Prepare Teacher Model

We follow the approach of LLaVA-1.5 to train the teacher model, replacing Vicuna-1.5-7B with Qwen-2-7B, while keeping the training dataset and strategy unchanged.

Training

The training of LLaVA-MoD comprises three stages:

  • Adaptor Initialization: 0.6 million general captioning samples are employed to bridge the gap between visual and language modalities.
  • Mimic Distillation:
    • Dense-to-Dense Distillation: 2.4 million general captioning and conversation samples are utilized to distill general knowledge.
    • Dense-to-Sparse Distillation: 1.4 million multi-task data, including VQA, documents, science, and OCR, are used to distill specialized knowledge.
  • Preference Distillation tuning stage: 80,000 preference data samples are utilized to distill preference knowledge.

Adaptor Initialization

  • first, download the caption dataset LLaVA-Pretrain
  • then run the following scripts:
bash shells/train/qwen/pretrain.sh

Mimic Distillation

In this stage, we initially conduct Dense-to-Dense Distillation on the dense student model. Subsequently, we up-cycle the student model from dense to sparse and conduct Dense-to-Sparse Distillation.

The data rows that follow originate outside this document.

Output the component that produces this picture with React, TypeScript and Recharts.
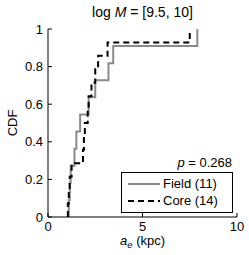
import React from 'react';
import { LineChart, Line, XAxis, YAxis, Legend, Customized } from 'recharts';

const fieldSizes = [1.1, 1.15, 1.2, 1.4, 1.5, 1.7, 2.15, 2.5, 3.2, 3.45, 7.9];
const coreSizes = [1.05, 1.1, 1.15, 1.25, 1.85, 1.9, 1.95, 2.1, 2.15, 2.3, 2.5, 2.65, 3.15, 7.5];
const seriesNames = ['Field (11)', 'Core (14)'];
const xTicks = [0, 5, 10];
const yTicks = [0, 0.2, 0.4, 0.6, 0.8, 1];
const massBin = ['9.5', '10'];
const pValue = '0.268';

const font = '"Liberation Sans", Arial, Helvetica, sans-serif';

// empirical CDF points for a stepAfter line
const toCdf = (sizes: number[]) => {
  const pts = [{ a: sizes[0], cdf: 0 }];
  sizes.forEach((a, i) => pts.push({ a, cdf: (i + 1) / sizes.length }));
  return pts;
};

const fieldCdf = toCdf(fieldSizes);
const coreCdf = toCdf(coreSizes);

const TICK = 4;

const LeftTick = ({ x, y, payload }: any) => (
  <g>
    <line x1={x} x2={x + TICK} y1={y} y2={y} stroke="#000" />
    <text x={x - 5} y={y} dy="0.36em" textAnchor="end" fontSize={13} fontFamily={font} fill="#000">
      {payload.value}
    </text>
  </g>
);

const BottomTick = ({ x, y, payload }: any) => (
  <g>
    <line x1={x} x2={x} y1={y} y2={y - TICK} stroke="#000" />
    <text x={x} y={y + 4} dy="0.75em" textAnchor="middle" fontSize={13} fontFamily={font} fill="#000">
      {payload.value}
    </text>
  </g>
);

const TopTick = ({ x, y }: any) => <line x1={x} x2={x} y1={y} y2={y + TICK} stroke="#000" />;
const RightTick = ({ x, y }: any) => <line x1={x} x2={x - TICK} y1={y} y2={y} stroke="#000" />;

const XLabel = ({ viewBox }: any) => (
  <text x={viewBox.x + viewBox.width / 2} y={245} textAnchor="middle" fontSize={13} fontFamily={font} fill="#000">
    <tspan fontStyle="italic">a</tspan>
    <tspan fontStyle="italic" fontSize={9.5} dy={3}>e</tspan>
    <tspan dy={-3}> (kpc)</tspan>
  </text>
);

const YLabel = ({ viewBox }: any) => {
  const cy = viewBox.y + viewBox.height / 2;
  return (
    <text x={12} y={cy} transform={`rotate(-90 12 ${cy})`} dy="0.36em" textAnchor="middle" fontSize={13} fontFamily={font} fill="#000">
      CDF
    </text>
  );
};

const Texts = () => (
  <g fontFamily={font} fill="#000">
    <text x={142.5} y={17} textAnchor="middle" fontSize={14}>
      log <tspan fontStyle="italic">M</tspan> = [{massBin[0]}, {massBin[1]}]
    </text>
    <text x={232} y={167} textAnchor="end" fontSize={13}>
      <tspan fontStyle="italic">p</tspan> = {pValue}
    </text>
  </g>
);

const LegendBox = ({ payload }: any) => {
  const items = [...payload].sort((a: any, b: any) => seriesNames.indexOf(a.value) - seriesNames.indexOf(b.value));
  return (
    <div style={{ border: '1px solid #000', background: '#fff', width: 110, height: 37, padding: '1px 0', boxSizing: 'content-box', fontFamily: font, fontSize: 13 }}>
      {items.map((p: any) => (
        <div key={p.value} style={{ display: 'flex', alignItems: 'center', height: 14, marginTop: 3 }}>
          <svg width={40} height={14}>
            <line x1={6} x2={38} y1={7} y2={7} stroke={p.color} strokeWidth={2} strokeDasharray={p.payload.strokeDasharray} />
          </svg>
          <span style={{ marginLeft: 1, lineHeight: '14px' }}>{p.value}</span>
        </div>
      ))}
    </div>
  );
};

export default function App() {
  return (
    <div style={{ position: 'fixed', left: 0, top: 0, background: '#fff' }}>
      <LineChart width={249} height={255} margin={{ top: 29, right: 12, bottom: 0, left: 0 }}>
        <XAxis
          dataKey="a"
          type="number"
          domain={[0, 10]}
          ticks={xTicks}
          interval={0}
          height={38}
          tickSize={0}
          tickMargin={0}
          tickLine={false}
          tick={BottomTick}
          stroke="#000"
          label={<XLabel />}
          allowDuplicatedCategory={false}
        />
        <XAxis xAxisId="top" orientation="top" type="number" domain={[0, 10]} ticks={xTicks} interval={0} height={0} tickSize={0} tickMargin={0} tickLine={false} tick={TopTick} stroke="#000" />
        <YAxis
          type="number"
          domain={[0, 1]}
          ticks={yTicks}
          interval={0}
          width={48}
          tickSize={0}
          tickMargin={0}
          tickLine={false}
          tick={LeftTick}
          stroke="#000"
          label={<YLabel />}
        />
        <YAxis yAxisId="right" orientation="right" type="number" domain={[0, 1]} ticks={yTicks} interval={0} width={0} tickSize={0} tickMargin={0} tickLine={false} tick={RightTick} stroke="#000" />
        <Line data={fieldCdf} dataKey="cdf" name={seriesNames[0]} type="stepAfter" stroke="#8a8a8a" strokeWidth={2} dot={false} isAnimationActive={false} />
        <Line data={coreCdf} dataKey="cdf" name={seriesNames[1]} type="stepAfter" stroke="#000" strokeWidth={2} strokeDasharray="6 4" dot={false} isAnimationActive={false} />
        <Legend layout="horizontal" verticalAlign="middle" align="center" wrapperStyle={{ left: 121, top: 172, width: 112 }} content={LegendBox} />
        <Customized component={Texts} />
      </LineChart>
    </div>
  );
}
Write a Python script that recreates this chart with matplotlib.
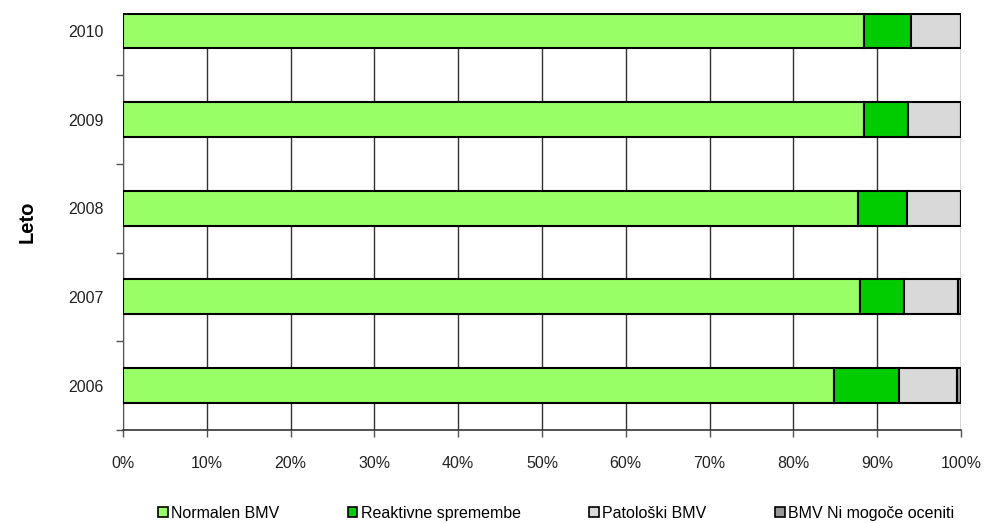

Dense-to-Dense Distillation

# KD config
POLICY_MODEL_TYPE='dense'
REF_MODEL_TYPE='dense'
LOSS_TYPE='only_kd'  # kd_lm | only_kd
DISTILL_ALL_TOKENS=False  # False: only response, True: multimodal instruction + response

# MoE config
MOE_LOSS_ENABLE=False
MOE_ENABLE=False
MOE_FINETUNE=False
MOE_MODE="sparse"
NUM_EXPERTS=4
TOP_K_EXPERTS=2
USE_RESIDUAL=False
ROUTER_AUX_LOSS_COEF=0.01
CAPACITY_FACTOR=1.5
  • finally, run the following scripts:
bash shells/train/qwen/dense2dense_distillation.sh

Dense-to-Sparse Distillation

# KD config
POLICY_MODEL_TYPE='dense'
REF_MODEL_TYPE='dense'
LOSS_TYPE='only_kd'  # kd_lm | only_kd
DISTILL_ALL_TOKENS=False  # False: only response, True: multimodal instruction + response

# MoE config
MOE_LOSS_ENABLE=False
MOE_ENABLE=False
MOE_FINETUNE=False
MOE_MODE="sparse"
NUM_EXPERTS=4
TOP_K_EXPERTS=2
USE_RESIDUAL=False
ROUTER_AUX_LOSS_COEF=0.01
CAPACITY_FACTOR=1.5
  • finally, run the following scripts:
bash shells/train/qwen/dense2sparse_distillation.sh

Preference Distillation

  • first, download preference dataset from RLAIF-V.
  • then, set the distillation and model configuration:
# KD config
POLICY_MODEL_TYPE='sparse'
REF_MODEL_TYPE='dense'
LOSS_TYPE='kto_pair'  # kto_pair | sigmoid
DISTILL_ALL_TOKENS=False  # False: only response, True: multimodal instruction + response


# MoE config
MOE_LOSS_ENABLE=True
MOE_ENABLE=True
MOE_FINETUNE=True
MOE_MODE="sparse"
NUM_EXPERTS=4
TOP_K_EXPERTS=2
USE_RESIDUAL=False
ROUTER_AUX_LOSS_COEF=0.01
CAPACITY_FACTOR=1.5
  • finally, run the following scripts:
bash shells/train/qwen/preference_distillation.sh

Evaluation

We follow LLaVA-1.5 to evaluate on comprehension benchmarks (TextVQA, GQA, ScienceQA, VizWiz, MME, MMBench) and RLAIF-V to evaluate on hallucination benchmarks (MMHal Bench, POPE and Object HalBench). Please refer to these resources to organize the evaluation datasets. All the evaluation scripts are located under shells/eval. Here is an example for MMBench.

#!/bin/bash
MODEL_NAME='your_model_name'
MODEL_PATH='your_model_path'

CONV="qwen"
SPLIT="mmbench_dev_en_20231003"
EVAL="benchmark"

deepspeed --include localhost:0 --master_port 20029 llavamod/eval/model_vqa_mmbench.py \
     --model-path ${MODEL_PATH} \
     --question-file ${EVAL}/mmbench/$SPLIT.tsv \
     --answers-file ${EVAL}/mmbench/answers/$SPLIT/${MODEL_NAME}.jsonl \
     --single-pred-prompt \
     --temperature 0 \
     --conv-mode ${CONV}

mkdir -p ${EVAL}/mmbench/answers_upload/$SPLIT

python3 scripts/convert_mmbench_for_submission.py \
    --annotation-file ${EVAL}/mmbench/$SPLIT.tsv \
    --result-dir ${EVAL}/mmbench/answers/$SPLIT \
    --upload-dir ${EVAL}/mmbench/answers_upload/$SPLIT \
    --experiment ${MODEL_NAME}